Oakland Ballers Prevented From Playing at Coliseum by A's
The Oakland Ballers (a.k.a. B's) had a pretty cool idea for their inaugural season: Play one game at the Oakland Coliseum on June 29th when the A's are set to be in Arizona. They wanted to provide the fans one last opportunity to come out to the ballpark that has housed so many of their memories and fill it up one last time. The plan was to hand out loads of tickets to local youth organizations and really make this a community event.
The B's had paid the deposit to make it happen and had a contract signed to play that game at the Coliseum, but then right around Christmas, John Fisher, presumably wearing his Grinch attire, enacted a clause in their agreement with the JPA that guaranteed them exclusive rights to play at the Coliseum.
A representative from the A's shared their email to ASM Global (venue management) to provide some extra detail. It reads: "We support the JPA's efforts to bring new events to the Coliseum. However, under our license agreement with the JPA, we have the exclusive right to play professional baseball at the Coliseum, and we therefore do not consent to your request. We are happy to work with the JPA on other ways to celebrate and promote professional baseball in Oakland."

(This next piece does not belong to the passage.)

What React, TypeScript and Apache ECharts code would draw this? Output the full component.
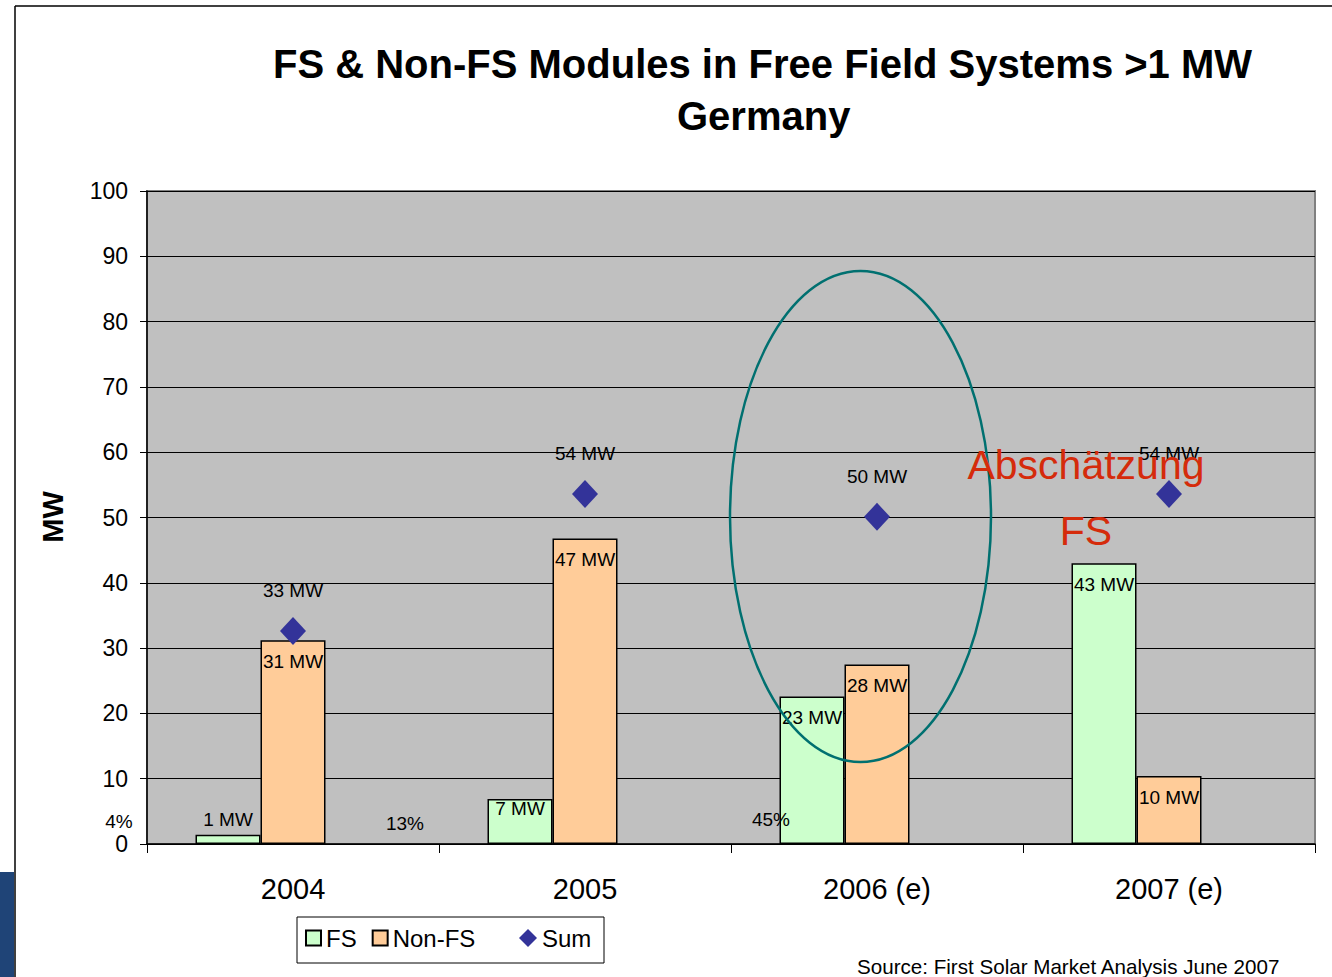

While this is certainly an unpopular move, it's within the A's rights to not grant permission for the Ballers to play a game at the Coliseum. What will likely bug fans is that the A's are potentially on their way out, and this may seem petty to some people.
On the one hand, the A's may very well end up asking the San Francisco Giants to open up their ballpark across the Bay for at least half of the season for each of the next three years so that Fisher can continue to get money from his RSN deal. If the Giants are going to be asked to pull off that big favor, then why can't the A's open their home, which they're intent on leaving, for one lousy game?
On the other hand, can you imagine the public relations nightmare a sold out Pioneer League game would be not only for the A's, but for Major League Baseball? Sure, a number of tickets would have likely been comped and the B's game was more about bringing the community together than making gobs of money, but if a PL team was able to pull off 30,000+ butts in seats at the Coliseum, then the A's would face many more questions in Las Vegas and MLB would have a lot tougher questions to answer about why they're leaving Oakland in the first place.
That's the likely reasoning behind why the A's decided to withhold consent for this event.
The Ballers had hoped to make the big announcement about their Coliseum game on Thursday and have tickets go one sale today, but those plans are at best on hold for now as the Pioneer League team fights for a path forward.